B. Sequential, diverging, and qualitative scales each encode a different kind of variable structure; mismatching distorts interpretation.

16.17.2 Question 2

Which approach is recommended when displaying uncertainty in your data?

    1. Omit uncertainty information to avoid confusing the audience
    1. Only show the mean or median values as single points
    1. Always show exact numerical values for uncertainty in a caption rather than visualising it
    1. Use visual elements like error bars, confidence bands, or density plots to represent uncertainty

D. Uncertainty should be visualised alongside the estimate rather than omitted or relegated to captions.

16.17.3 Question 3

When designing multi-panel figures, which is the most important design consideration?

    1. Always arrange panels in a perfect grid with equal dimensions regardless of the data
    1. Use as many panels as possible to show every possible data combination
    1. Maintain consistent scale and layout across panels to facilitate comparisons
    1. Avoid panels altogether and instead create a single complex figure

C. Consistent scales and layouts mean that visual differences across panels reflect data differences, not display differences.

16.17.4 Question 4

You want to combine four ggplots into a 2x2 grid with a shared legend. Which approach uses the canonical R tool?

    1. gridExtra::grid.arrange(plot1, plot2, ...) then manually add the legend.
    1. patchwork::wrap_plots(p1, p2, p3, p4) + plot_layout(guides = "collect").
    1. Save each plot, open in Photoshop, manually combine.
    1. cowplot::plot_grid() with default arguments.

B. patchwork is the canonical modern composition tool; guides = "collect" is what shares the legend. cowplot::plot_grid works similarly but with a different syntax.

16.17.5 Question 5

For a journal submission, you should export figures as:

    1. JPG at 72 DPI.
    1. PNG at 96 DPI.
    1. PDF (vector) with embedded fonts, sized to the journal’s column width.
    1. PowerPoint (.pptx) with editable layers.

C. Vector PDFs scale to any size without quality loss. Embedding fonts (device = cairo_pdf) ensures the figure renders correctly on any system. Sizing at the column width avoids the journal scaling your figure down and making labels illegible.

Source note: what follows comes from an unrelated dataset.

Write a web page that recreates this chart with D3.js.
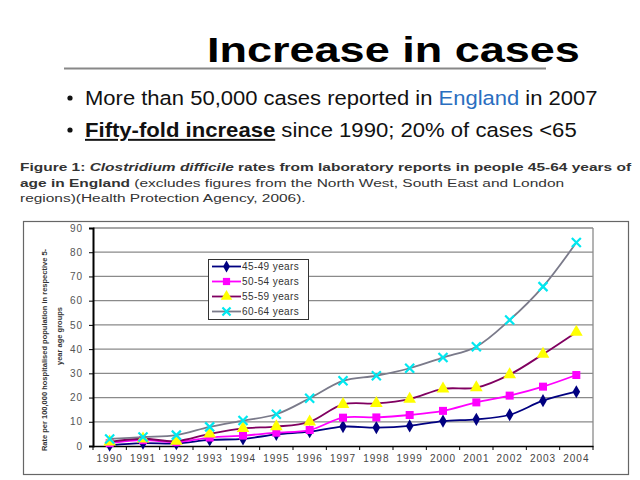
<!DOCTYPE html>
<html><head><meta charset="utf-8">
<script src="https://cdn.jsdelivr.net/npm/d3@7"></script>
<style>
body{margin:0;background:#fff}
svg{display:block;font-family:"Liberation Sans",Arial,sans-serif}
</style>
</head><body>
<svg id="c" width="640" height="480"></svg>
<script>
// ---- data ----
const years = [1990,1991,1992,1993,1994,1995,1996,1997,1998,1999,2000,2001,2002,2003,2004];
const seriesNames = ["45-49 years","50-54 years","55-59 years","60-64 years"];
const s4549 = [0.3,1.2,1.0,2.5,2.9,4.8,5.9,8.0,7.6,8.3,10.3,11.0,12.9,18.7,22.4];
const s5054 = [1.2,2.4,1.6,3.5,4.3,5.5,6.6,11.7,11.8,12.8,14.5,18.0,20.8,24.5,29.3];
const s5559 = [1.7,3.0,2.0,5.0,7.3,8.0,10.0,17.2,17.6,19.4,23.6,24.1,29.5,37.9,47.0];
const s6064 = [2.9,3.7,4.5,7.9,10.5,13.1,19.7,26.9,29.0,32.1,36.5,41.0,52.0,65.8,84.0];
const yTicks = [0,10,20,30,40,50,60,70,80,90];
const lineColors = ["#000080","#ff00ff","#800060","#7a7a8a"];
const markerColors = ["#000080","#ff00ff","#ffff00","#00e8f0"];
const markerTypes = ["diamond","square","triangle","x"];

const svg = d3.select("#c");

function fit(sel, x0, w){
  const bw = sel.node().getComputedTextLength();
  const k = w / bw;
  sel.attr("transform", `translate(${x0},0) scale(${k},1) translate(${-x0},0)`);
}

// ---- title ----
const title = svg.append("text").attr("x",207).attr("y",62)
  .attr("font-size",35).attr("font-weight","bold").attr("fill","#000")
  .text("Increase in cases");
fit(title,207,373);
svg.append("line").attr("x1",64).attr("x2",546).attr("y1",68.5).attr("y2",68.5)
  .attr("stroke","#888").attr("stroke-width",1.8);

// ---- bullets ----
svg.append("circle").attr("cx",70).attr("cy",98).attr("r",2.6).attr("fill","#111");
svg.append("circle").attr("cx",70).attr("cy",130).attr("r",2.6).attr("fill","#111");
const b1 = svg.append("text").attr("x",85).attr("y",105).attr("font-size",19.5).attr("fill","#111");
b1.append("tspan").text("More than 50,000 cases reported in ");
b1.append("tspan").attr("fill","#2a6ebf").text("England");
b1.append("tspan").text(" in 2007");
fit(b1,85,513);
const b2 = svg.append("text").attr("x",85).attr("y",137).attr("font-size",19.5).attr("fill","#111");
b2.append("tspan").attr("font-weight","bold").attr("text-decoration","underline").text("Fifty-fold increase");
b2.append("tspan").text(" since 1990; 20% of cases <65");
fit(b2,85,492);

// ---- caption ----
const c1 = svg.append("text").attr("x",20).attr("y",171).attr("font-size",11.5).attr("fill","#333");
c1.append("tspan").attr("font-weight","bold").text("Figure 1: ");
c1.append("tspan").attr("font-weight","bold").attr("font-style","italic").text("Clostridium difficile");
c1.append("tspan").attr("font-weight","bold").text(" rates from laboratory reports in people 45-64 years of");
fit(c1,20,612);
const c2 = svg.append("text").attr("x",20).attr("y",187).attr("font-size",11.5).attr("fill","#333");
c2.append("tspan").attr("font-weight","bold").text("age in England");
c2.append("tspan").text(" (excludes figures from the North West, South East and London");
fit(c2,20,545);
const c3 = svg.append("text").attr("x",20).attr("y",202).attr("font-size",11.5).attr("fill","#333")
  .text("regions)(Health Protection Agency, 2006).");
fit(c3,20,286);

// ---- chart frame ----
svg.append("rect").attr("x",23.5).attr("y",221.5).attr("width",605).attr("height",253)
  .attr("fill","none").attr("stroke","#666").attr("stroke-width",1.2);

const L=93, R=593, T=228, B=446;
const x = d3.scaleBand().domain(years).range([L,R]);
const xc = d => x(d) + x.bandwidth()/2;
const y = d3.scaleLinear().domain([0,90]).range([B,T]);

// gridlines
svg.append("g").selectAll("line").data(yTicks.filter(d=>d>0)).join("line")
  .attr("x1",L).attr("x2",R).attr("y1",d=>y(d)).attr("y2",d=>y(d))
  .attr("stroke","#8a8a8a").attr("stroke-width",1.3);
// plot right border
svg.append("line").attr("x1",R).attr("x2",R).attr("y1",T).attr("y2",B)
  .attr("stroke","#8a8a8a").attr("stroke-width",1.3);

// y axis
const ya = svg.append("g").attr("transform",`translate(${L},0)`)
  .call(d3.axisLeft(y).tickValues(yTicks).tickSize(4).tickPadding(6).tickFormat(d3.format("d")));
ya.select(".domain").attr("stroke","#000").attr("stroke-width",2);
ya.selectAll(".tick line").attr("stroke","#000");
ya.selectAll(".tick text").attr("font-size",10).attr("fill","#555")
  .attr("letter-spacing",1).attr("font-family","Liberation Sans, Arial, sans-serif");

// x axis
const xa = svg.append("g").attr("transform",`translate(0,${B})`)
  .call(d3.axisBottom(x).tickSize(0).tickPadding(9));
xa.select(".domain").attr("stroke","#000").attr("stroke-width",1.6);
xa.selectAll(".tick text").attr("font-size",10).attr("fill","#444")
  .attr("letter-spacing",1).attr("font-family","Liberation Sans, Arial, sans-serif");
xa.append("g").selectAll("line").data(years.concat([null])).join("line")
  .attr("x1",(d,i)=> i<years.length ? x(d) : R)
  .attr("x2",(d,i)=> i<years.length ? x(d) : R)
  .attr("y1",0).attr("y2",4).attr("stroke","#000");

// y axis title (two rotated lines)
const yt1 = svg.append("text").attr("transform","translate(47,350) rotate(-90)")
  .attr("text-anchor","middle").attr("font-size",7.5).attr("font-weight","bold").attr("fill","#333")
  .text("Rate per 100,000 hospitalised population in respective 5-");
const yt2 = svg.append("text").attr("transform","translate(62,336) rotate(-90)")
  .attr("text-anchor","middle").attr("font-size",7.5).attr("font-weight","bold").attr("fill","#333")
  .text("year age groups");

// ---- series ----
const allSeries = [s4549,s5054,s5559,s6064];
const lineGen = d3.line().x((d,i)=>xc(years[i])).y(d=>y(d)).curve(d3.curveCatmullRom.alpha(0.5));

function drawMarker(g, type, cx, cy, color, scale=1){
  if(type==="x"){
    const r=4.5*scale;
    g.append("path").attr("d",`M${cx-r},${cy-r}L${cx+r},${cy+r}M${cx-r},${cy+r}L${cx+r},${cy-r}`)
      .attr("stroke",color).attr("stroke-width",2.2).attr("fill","none");
  } else {
    const sym = {diamond:d3.symbolDiamond, square:d3.symbolSquare, triangle:d3.symbolTriangle}[type];
    const size = {diamond:50, square:64, triangle:70}[type]*scale*scale;
    g.append("path").attr("d",d3.symbol(sym,size)()).attr("transform",`translate(${cx},${cy})`)
      .attr("fill",color);
  }
}

allSeries.forEach((s,k)=>{
  const g = svg.append("g");
  g.append("path").datum(s).attr("d",lineGen).attr("fill","none")
    .attr("stroke",lineColors[k]).attr("stroke-width",1.8);
  s.forEach((v,i)=>drawMarker(g, markerTypes[k], xc(years[i]), y(v), markerColors[k]));
});

// ---- legend ----
const lg = svg.append("g");
lg.append("rect").attr("x",208.5).attr("y",259.5).attr("width",100).attr("height",60)
  .attr("fill","#fff").attr("stroke","#333").attr("stroke-width",1);
seriesNames.forEach((n,k)=>{
  const yy = 266.5 + k*15;
  lg.append("line").attr("x1",212).attr("x2",241).attr("y1",yy).attr("y2",yy)
    .attr("stroke",lineColors[k]).attr("stroke-width",1.8);
  drawMarker(lg, markerTypes[k], 226.5, yy, markerColors[k], 0.9);
  lg.append("text").attr("x",242).attr("y",yy+3.5).attr("font-size",10)
    .attr("fill","#333").attr("letter-spacing",0.4).text(n);
});
</script>
</body></html>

16.18 Prerequisites answers

  1. Match the colour scale to the type of data: sequential for ordered or continuous data, diverging for data with a meaningful midpoint, qualitative for unordered categorical data. Using the wrong family distorts perception. Sequential and diverging scales should be perceptually uniform (viridis, ColorBrewer) and colour-blind-safe.
  2. Error bars, confidence bands, density plots, violin plots, point clouds, ribbons. Do not omit uncertainty information or replace it with a numerical value in a caption. The figure should encode estimate and uncertainty together.
  3. Maintain consistent axis scales and panel layout so that apparent differences across panels reflect real differences in the data, not differences in the display. Shared scales (facet_* or patchwork::plot_layout(axis_titles = "collect")) are the standard mechanism.